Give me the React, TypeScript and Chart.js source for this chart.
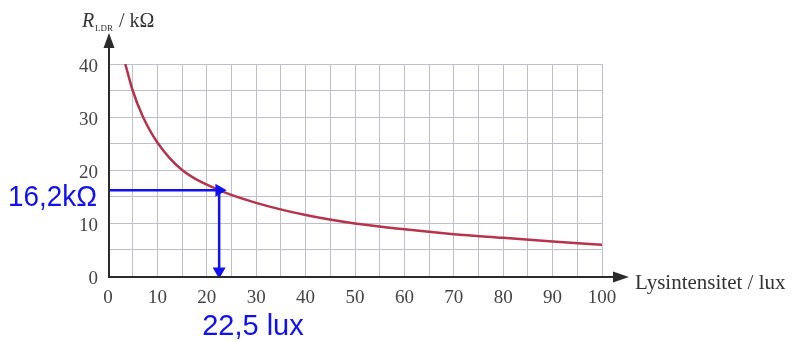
import React, { useEffect, useRef } from "react";
import { Chart, registerables } from "chart.js";

Chart.register(...registerables);

const luxValues = [3.5, 5, 7, 10, 15, 22.5, 30, 40, 50, 60, 70, 80, 90, 100];
const resistanceValues = [40, 35, 30.2, 25.2, 20, 16.2, 13.8, 11.5, 9.9, 8.8, 7.9, 7.2, 6.5, 5.9];
const readLux = 22.5;
const readResistance = 16.2;
const readLuxLabel = "22,5 lux";
const readResistanceLabel = "16,2k\u03A9";
const xAxisTitle = "Lysintensitet / lux";

const serif = "'Liberation Serif', 'Times New Roman', serif";
const sans = "'Liberation Sans', Arial, sans-serif";

const annotationPlugin = {
  id: "annot",
  afterDraw(chart: any) {
    const { ctx, chartArea } = chart;
    const { left, right, top, bottom } = chartArea;
    const xs = chart.scales.x;
    const ys = chart.scales.y;
    ctx.save();
    ctx.strokeStyle = "#2b2b2b";
    ctx.fillStyle = "#2b2b2b";
    ctx.lineWidth = 2;
    ctx.beginPath();
    ctx.moveTo(left + 1, bottom + 1);
    ctx.lineTo(left + 1, top - 20);
    ctx.moveTo(left, bottom + 1);
    ctx.lineTo(right + 14, bottom + 1);
    ctx.stroke();
    ctx.beginPath();
    ctx.moveTo(left + 1, top - 31);
    ctx.lineTo(left - 4.5, top - 16);
    ctx.lineTo(left + 6.5, top - 16);
    ctx.closePath();
    ctx.fill();
    ctx.beginPath();
    ctx.moveTo(right + 27, bottom + 1);
    ctx.lineTo(right + 11, bottom - 4.5);
    ctx.lineTo(right + 11, bottom + 6.5);
    ctx.closePath();
    ctx.fill();

    ctx.fillStyle = "#333";
    ctx.textBaseline = "alphabetic";
    ctx.textAlign = "left";
    ctx.font = `italic 20px ${serif}`;
    ctx.fillText("R", 82, 27);
    ctx.font = `9px ${serif}`;
    ctx.fillText("LDR", 95, 31);
    ctx.font = `20px ${serif}`;
    ctx.fillText("/ k\u03A9", 119, 27);
    ctx.font = `21px ${serif}`;
    ctx.fillText(xAxisTitle, right + 33, bottom + 13);

    ctx.fillStyle = "#1010f0";
    ctx.font = `30px ${sans}`;
    ctx.textAlign = "right";
    const yp = ys.getPixelForValue(readResistance);
    ctx.fillText(readResistanceLabel, left - 11, yp + 16, 89);
    ctx.textAlign = "left";
    ctx.font = `29px ${sans}`;
    const xp = xs.getPixelForValue(readLux);
    ctx.fillText(readLuxLabel, xp - 17, 335);
    ctx.restore();
  },
};

export default function App() {
  const ref = useRef<HTMLCanvasElement | null>(null);
  useEffect(() => {
    if (!ref.current) return;
    const curve = luxValues.map((x, i) => ({ x, y: resistanceValues[i] }));
    const chart = new Chart(ref.current, {
      type: "line",
      data: {
        datasets: [
          {
            data: curve,
            borderColor: "#b5344b",
            borderWidth: 2.5,
            pointRadius: 0,
            cubicInterpolationMode: "monotone",
            order: 1,
          },
          {
            data: [
              { x: 0, y: readResistance },
              { x: readLux, y: readResistance },
            ],
            borderColor: "#1010f0",
            backgroundColor: "#1010f0",
            borderWidth: 2.5,
            pointRadius: [0, 5],
            pointStyle: "triangle",
            pointRotation: 90,
            order: 0,
          },
          {
            data: [
              { x: readLux, y: readResistance },
              { x: readLux, y: 0.9 },
            ],
            borderColor: "#1010f0",
            backgroundColor: "#1010f0",
            borderWidth: 2.5,
            pointRadius: [0, 5],
            pointStyle: "triangle",
            pointRotation: 180,
            order: 0,
          },
        ],
      },
      options: {
        animation: false,
        responsive: false,
        plugins: { legend: { display: false }, tooltip: { enabled: false } },
        layout: { padding: { top: 64, right: 196, left: 0, bottom: 0 } },
        scales: {
          x: {
            type: "linear",
            min: 0,
            max: 100,
            border: { display: false },
            grid: { color: "#bfbfcc", lineWidth: 1, drawTicks: false },
            ticks: {
              stepSize: 5,
              padding: 11,
              color: "#444",
              font: { family: serif, size: 19 },
              maxRotation: 0,
              autoSkip: false,
              callback: (v: any) => (Number(v) % 10 === 0 ? String(v) : ""),
            },
            afterFit: (s: any) => {
              s.height = 66;
            },
          },
          y: {
            type: "linear",
            min: 0,
            max: 40,
            border: { display: false },
            grid: { color: "#bfbfcc", lineWidth: 1, drawTicks: false },
            ticks: {
              stepSize: 5,
              padding: 10,
              labelOffset: 3,
              color: "#444",
              font: { family: serif, size: 19 },
              autoSkip: false,
              callback: (v: any) => (Number(v) % 10 === 0 ? String(v) : ""),
            },
            afterFit: (s: any) => {
              s.width = 108;
            },
          },
        },
      },
      plugins: [annotationPlugin],
    } as any);
    return () => chart.destroy();
  }, []);
  return (
    <div style={{ position: "fixed", left: 0, top: 0, width: 798, height: 342, background: "#fff" }}>
      <canvas ref={ref} width={798} height={342} style={{ display: "block" }} />
    </div>
  );
}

------------------------------------------------------------

§ **EXERCISE DESCRIPTION**
Out of the material above, gather each line where "React" appears.

§ **RESPONSE TO THIS TASK**
Give me the React, TypeScript and Chart.js source for this chart.
import React, { useEffect, useRef } from "react";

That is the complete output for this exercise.